ST. PAUL, Minn. (AP) — Democratic Gov. Mark Dayton and Republican lawmakers insisted Wednesday they don't want the state government to shut down in eight days because of a stalemate over a new budget, but neither side appeared willing to meet the other's demands to prevent it.
Dayton said in a morning news conference that Republicans must drop their insistence that the state not spend more than $34 billion in its upcoming two-year budget. He wants another $1.8 billion in new revenue he said should be spent on protecting about 140,000 people from losing state health care, avoiding cuts to services he said are relied upon by middle- and working-class people, and relieving pressure on local property taxpayers.
"The lives, the quality of life, and the well-being of Minnesotans are fundamentally at stake in this difference," Dayton said.
Republicans said they've tried to meet Dayton's requests in major budget areas including K-12 education, courts and public safety. But they said again Wednesday they wouldn't agree to a budget that lifts spending above the $34 billion the state is projected to collect in the next two years.
House Speaker Kurt Zellers and Senate Majority Leader Amy Koch, the two top Republicans in the Legislature, emerged from an hour-long meeting with Dayton Wednesday afternoon in which Zellers said all three agreed to lock themselves in an office Friday and Saturday and negotiate nonstop.

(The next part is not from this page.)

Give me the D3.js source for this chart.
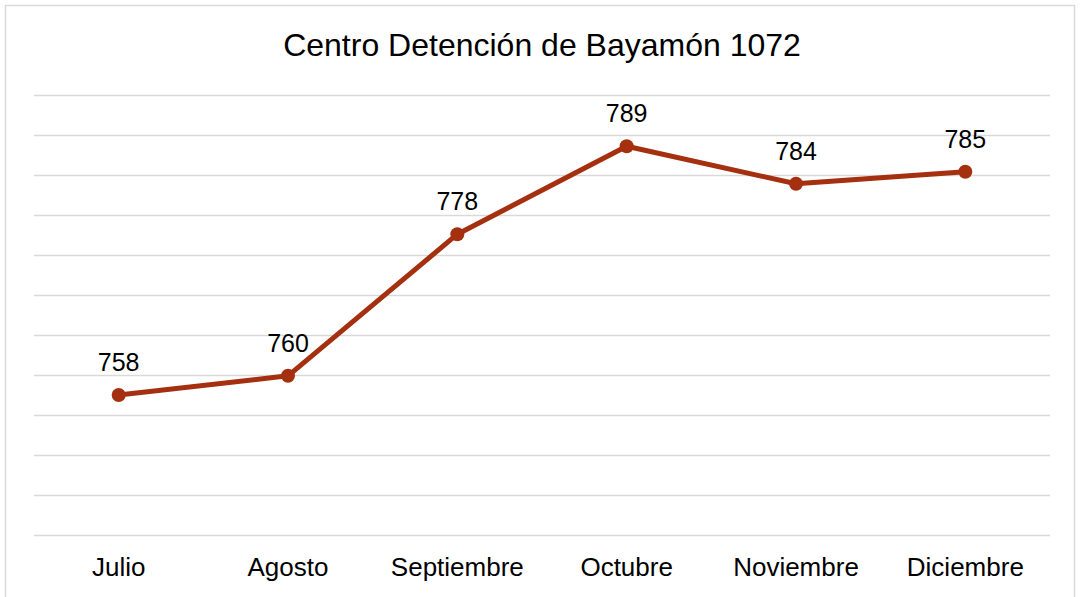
<!DOCTYPE html>
<html>
<head>
<meta charset="utf-8">
<script src="https://cdn.jsdelivr.net/npm/d3@7"></script>
<style>
  body { margin: 0; background: #fff; }
  text { font-family: "Liberation Sans", Arial, sans-serif; fill: #000; }
</style>
</head>
<body>
<div id="chart"></div>
<script>
const months = ["Julio", "Agosto", "Septiembre", "Octubre", "Noviembre", "Diciembre"];
const values = [757.5, 759.9, 777.6, 788.6, 783.9, 785.4];
const chartTitle = "Centro Detención de Bayamón 1072";
const yDomain = [740, 795];

function Config(width = 1080, height = 597) {
    this.width = width;
    this.height = height;
    this.marginTop = 95;
    this.marginRight = 30;
    this.marginBottom = 62;
    this.marginLeft = 34;
    this.x = d3.scaleBand()
        .domain(months)
        .range([this.marginLeft, this.width - this.marginRight]);
    this.y = d3.scaleLinear()
        .domain(yDomain)
        .range([this.height - this.marginBottom, this.marginTop]);
}

function plotData(cfg) {
    const svg = d3.select("#chart").append("svg")
        .attr("width", cfg.width)
        .attr("height", cfg.height);

    // outer frame
    svg.append("rect")
        .attr("x", 5.5).attr("y", 5.5)
        .attr("width", cfg.width - 11).attr("height", cfg.height)
        .attr("fill", "#fff")
        .attr("stroke", "#d9d9d9")
        .attr("stroke-width", 1.5);

    svg.append("text")
        .attr("x", (cfg.marginLeft + cfg.width - cfg.marginRight) / 2)
        .attr("y", 56)
        .attr("text-anchor", "middle")
        .attr("font-size", "32px")
        .text(chartTitle);

    // gridlines
    svg.append("g")
        .attr("transform", `translate(${cfg.marginLeft},0)`)
        .call(d3.axisLeft(cfg.y)
            .tickValues(d3.range(yDomain[0], yDomain[1] + 1, 5))
            .tickSize(-(cfg.width - cfg.marginLeft - cfg.marginRight))
            .tickFormat(""))
        .call(g => g.select(".domain").remove())
        .call(g => g.selectAll(".tick line")
            .attr("stroke", "#d9d9d9")
            .attr("stroke-width", 1.5));

    // x axis labels
    svg.append("g")
        .attr("transform", `translate(0,${cfg.height - cfg.marginBottom})`)
        .call(d3.axisBottom(cfg.x).tickSize(0).tickPadding(23))
        .call(g => g.select(".domain").remove())
        .call(g => g.selectAll(".tick text")
            .attr("font-size", "26px")
            .attr("font-family", "Liberation Sans, Arial, sans-serif")
            .attr("fill", "#000"));

    const cx = d => cfg.x(d.month) + cfg.x.bandwidth() / 2;
    const data = months.map((m, i) => ({month: m, value: values[i]}));

    const line = d3.line()
        .x(cx)
        .y(d => cfg.y(d.value));

    svg.append("path")
        .attr("fill", "none")
        .attr("stroke", "#a5300f")
        .attr("stroke-width", 5)
        .attr("stroke-linejoin", "round")
        .attr("d", line(data));

    svg.append("g")
        .selectAll("circle")
        .data(data)
        .join("circle")
        .attr("cx", cx)
        .attr("cy", d => cfg.y(d.value))
        .attr("r", 7)
        .attr("fill", "#a5300f");

    svg.append("g")
        .selectAll("text")
        .data(data)
        .join("text")
        .attr("x", cx)
        .attr("y", d => cfg.y(d.value) - 24)
        .attr("text-anchor", "middle")
        .attr("font-size", "25px")
        .text(d => d3.format(".0f")(d.value));
}

document.addEventListener("DOMContentLoaded", () => plotData(new Config()));
</script>
</body>
</html>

"We won't leave until we have some at least consensus or a framework that we can then take back to our members, the governor can be comfortable with," Zellers said. He and Koch suggested they could try to agree on some portions of the budget, but that clashed with Dayton's repeated insistence that he won't call a special legislative session until he and Republicans have agreed on the entire budget.
Deepening the impasse, both Dayton and GOP leaders insisted that they — and not the other side — have already compromised more.
"I remain willing to compromise and mystified why the Republicans will not do the same," Dayton said.
Republican leaders insisted likewise, saying they've shown flexibility under their $34 billion cap in shifting money toward specific priorities of Dayton.
"It cannot be said enough that the compromise is coming from Republicans," Koch said.
Koch's deputy majority leader, Sen. Geoff Michel, R-Edina, acknowledged that the two sides seemed to be talking past each other.
"It sounds like people are talking two different languages," he said.
On Thursday, lawyers for the Dayton administration and others will appear before a Ramsey County judge to make arguments about which state services are critical to life and safety and must continue past the July 1 shutdown.
Other groups have been filing legal briefs in anticipation of Thursday's hearing, making arguments that their specific funding streams from the state should be preserved even in the event of a shutdown. Groups representing interests ranging from local governments to battered women to nursing homes have filed briefs with the Ramsey County court.